Facts of the case (Lane v Shire Roofing Co)
Mr Lane was a roofer by trade. He carried out operations as a one-man firm and was considered to be self-employed for tax purposes. Shire Roofing made the decision to hire him on a “payment by job” basis. Since Shire Roofing was a new company, it did not want to commit to hiring a large number of long-term employees and instead mostly employed people for individual jobs.
Mr Lane preferred to work from his own ladder but had provided no materials. He was re-roofing a house when he had an accident that caused him to fall off his ladder and sustain serious injuries. If he was employed by Shire Roofing, the company owed a duty of care to look out for his health and safety. The High Court decided that he was an independent contractor; as a result, the company was found not liable. The plaintiff appealed.
Was Shire Roofing Co (Oxford) Ltd liable for the injury sustained by Mr Lane?
Judgment of the Court in Lane v Shire Roofing Co (Oxford) Ltd
The Court of Appeal decided otherwise.
The question that was most important to the Court of Appeal was whether or not Mr Lane worked for Shire Roofing as an employee or whether he was self-employed or an independent contractor. The Court took note of the fact that there are some perceived benefits that come with the relationship between workers and employers when it is not one of employment (for the worker tax advantages; and for the employer the avoidance of legal duties to employees).
Henry LJ held that there are therefore “good policy reasons in the field of safety at work to ensure that the law properly categorizes between employees and independent contractors.”

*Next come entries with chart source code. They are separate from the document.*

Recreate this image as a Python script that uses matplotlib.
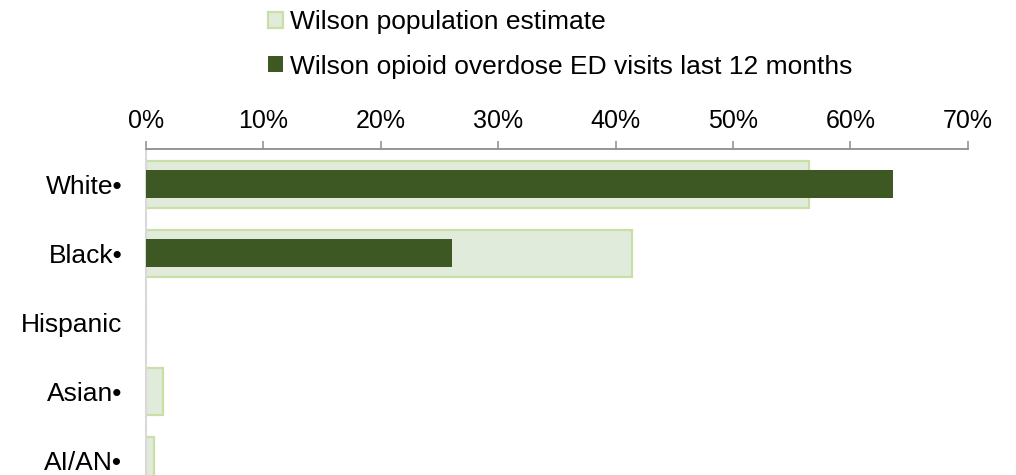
import matplotlib
matplotlib.use("Agg")
import matplotlib.pyplot as plt
import numpy as np
from matplotlib.ticker import FuncFormatter

categories = ["White\u2022", "Black\u2022", "Hispanic", "Asian\u2022", "AI/AN\u2022"]
population = [56.5, 41.4, 0.0, 1.45, 0.7]
opioid_ed = [63.6, 26.1, 0.0, 0.0, 0.0]
xticks = [0, 10, 20, 30, 40, 50, 60, 70]
series_names = ["Wilson population estimate",
                "Wilson opioid overdose ED visits last 12 months"]

plt.rcParams['font.family'] = ['Liberation Sans', 'DejaVu Sans']
FS = 19
FS_TICK = 18

W, H, DPI = 1016, 475, 100
fig = plt.figure(figsize=(W / DPI, H / DPI), dpi=DPI)
left, right, top, bottom = 146, 967.7, 149, 475
ax = fig.add_axes([left / W, 1 - bottom / H, (right - left) / W, (bottom - top) / H])

y = np.arange(len(categories))
ax.barh(y, population, height=0.68, color="#e1ebdc",
        edgecolor="#cadfa6", linewidth=1.6, zorder=2, label=series_names[0])
mask = np.array(opioid_ed) > 0
ax.barh(y[mask], np.array(opioid_ed)[mask], height=0.41, color="#3e5823",
        edgecolor="#3e5823", linewidth=0, zorder=3, label=series_names[1])

ax.set_xlim(0, 70)
ax.set_ylim(4.21, -0.507)
ax.set_xticks(xticks)
ax.xaxis.set_major_formatter(FuncFormatter(lambda v, p: f"{v:.0f}%"))
ax.xaxis.tick_top()
ax.tick_params(axis='x', which='both', top=True, bottom=False, direction='out',
               length=5.5, width=1.1, color="#8c8c8c", labelsize=FS_TICK, pad=6)
ax.set_yticks(y)
ax.set_yticklabels(categories)
ax.tick_params(axis='y', length=0, labelsize=FS, pad=17)

for s in ['right', 'bottom']:
    ax.spines[s].set_visible(False)
ax.spines['top'].set_color("#8c8c8c")
ax.spines['top'].set_linewidth(1.3)
ax.spines['left'].set_color("#d9d9d9")
ax.spines['left'].set_linewidth(1.5)

handles, labels = ax.get_legend_handles_labels()
leg = fig.legend(handles, labels, loc='upper left',
                 bbox_to_anchor=(268 / W, 1 - 10 / H), frameon=False,
                 fontsize=FS, handlelength=0.57, handleheight=0.57,
                 handletextpad=0.28, labelspacing=0.78, borderpad=0,
                 borderaxespad=0)

fig.savefig("out.png", dpi=DPI)
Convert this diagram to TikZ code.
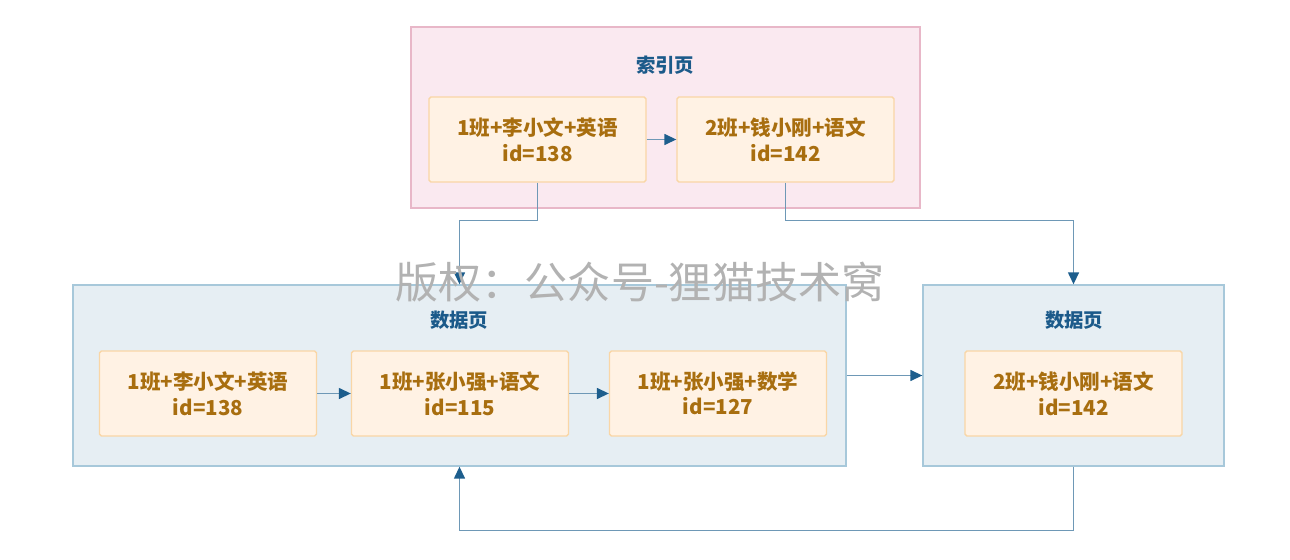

His Lordship believed that elements such as “control” or “was the workman carrying on his own business, or was he carrying on that of his employers?” should be taken into consideration. These questions need to be addressed in the context of who is accountable for the overall safety of the man performing the work in question. In this instance, it was Shire Roofing Co (Oxford) Ltd, and hence Mr Lane was employed by them and they were therefore liable.
The reasoning behind the decision
The Court found that it’s possible that the control test (i.e., who lays down what is to be done and how it is to be done, who provides the materials and plant, etc.) may not be conclusive, especially in the case of highly skilled workers who have the discretion to choose how their work should be done. In situations like this, the question that needs to be asked is: Whose business was this? Whether the workman was conducting his or her own business, or that of his or her employers?
On this basis, the Court of Appeal determined that Mr Lane was an employee of Shire Roofing. The Court reasoned that, while the level of control exercised by the company would depend on the need to supervise and direct Mr Lane, it was clear that the job at the house was the company’s business, not Mr Lane’s. The Court felt that the facts were much closer to a situation in which an employer hires men simply to do labouring work than to a situation in which a specialist subcontractor is hired to perform some part of a general building contract.
This decision demonstrates that when a court is considering the issue of whether or not a person is an employee in the context of health and safety at work, the court may take a broad view of what constitutes employment.
The judgment in Lane v Shire Roofing Co (Oxford) Ltd stated:
“When it comes to the question of safety at work, there is a real public interest in recognizing the employer/employee relationship when it exists, because of the responsibilities that the common law and statutes place on the employer.”